Cost-benefit analysis? What's that?
So apparently the author of the SoBig worm is performing some kind of experiment—ostensibly to find out what the ideal conditions for a worm release are. (Details in the Star Tribune.) Exciting times ahead for the internet, no doubt; maybe people will slowly figure out why firewalls are good things. (I note that Microsoft is starting to ship XP with the built-in firewall enabled by default, which is something they really ought to have been doing before.)
Anyway, this quote really irritates me:
"NASA has virtually defect-free software," said Paul Saffo, director at the Institute for the Future in Menlo Park, Calif. "Why doesn't Microsoft achieve that same level of software? Because they think they don't have to and because everyone is rushing to introduce the shiniest bell and loudest whistle."

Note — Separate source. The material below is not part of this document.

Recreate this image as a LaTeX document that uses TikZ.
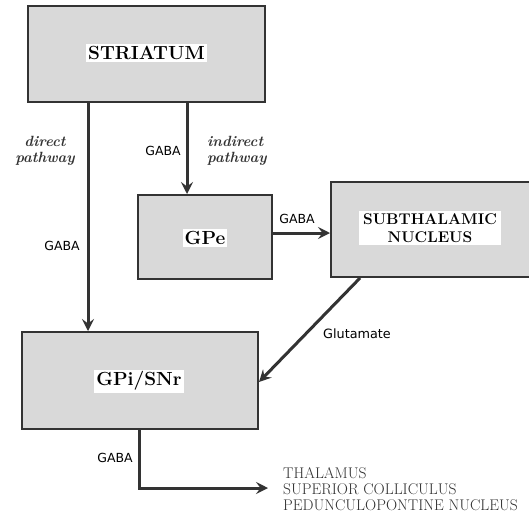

Maybe it's because when NASA has a software crash, billion-dollar pieces of equipment and actual human lives are at stake. Similar realities govern the development of software that goes into aircraft avionics etc. The people who write these kinds of software spend exorbitant amounts of money on testing and bugfixing, because the consequences of not doing so are unacceptable. If NASA has to spend a billion dollars to make sure the Space Shuttle computers are bug-free, they will.

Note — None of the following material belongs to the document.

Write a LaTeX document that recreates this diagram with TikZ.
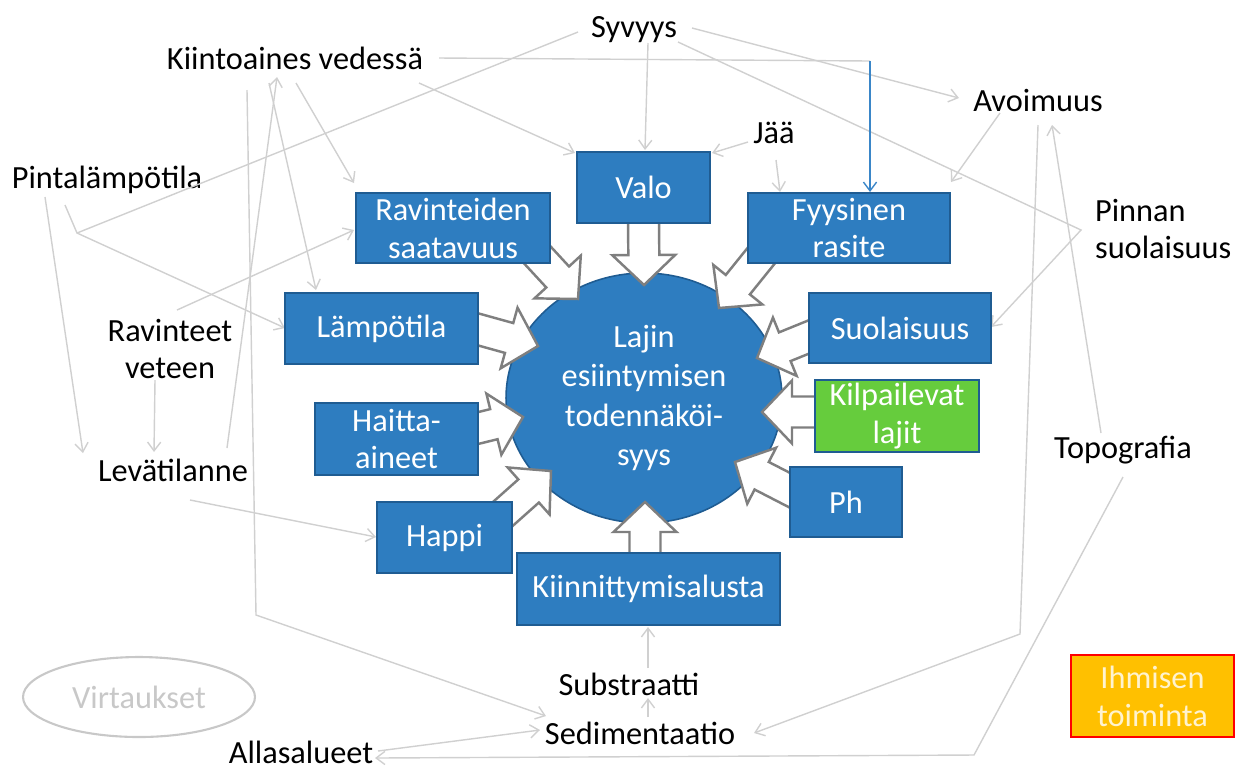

In contrast, Microsoft's software isn't quite as vital. If Word crashes, nobody's going to die. It doesn't make any sense for them to spend billions on software QA, because nobody would be willing to pay for the software then. People would buy the much-cheaper (and correspondingly buggier) competitors. For those people who do need that kind of assurance, they spend the money to secure their own systems; firewalls, authentication, separation of services. If it's worth the cost, you do it; if not, you don't. It's that simple. If cost were no object and security/stability were the only criteria, everyone would still be running VMS or heavy-duty Unix on VAXen. As that's not the case, obviously most of the world has very different priorities.
Also on NASA's side is that their platform is very stable. Last I heard, the Shuttle was still running 386's and maybe 486's—1990-era computers. They've had years and years to get the bugs out. By comparison, MS has to support all the latest processors, peripherals, and services. They can't wait 5-6 years to get their software rock-solid; they'd be out of business before that happened.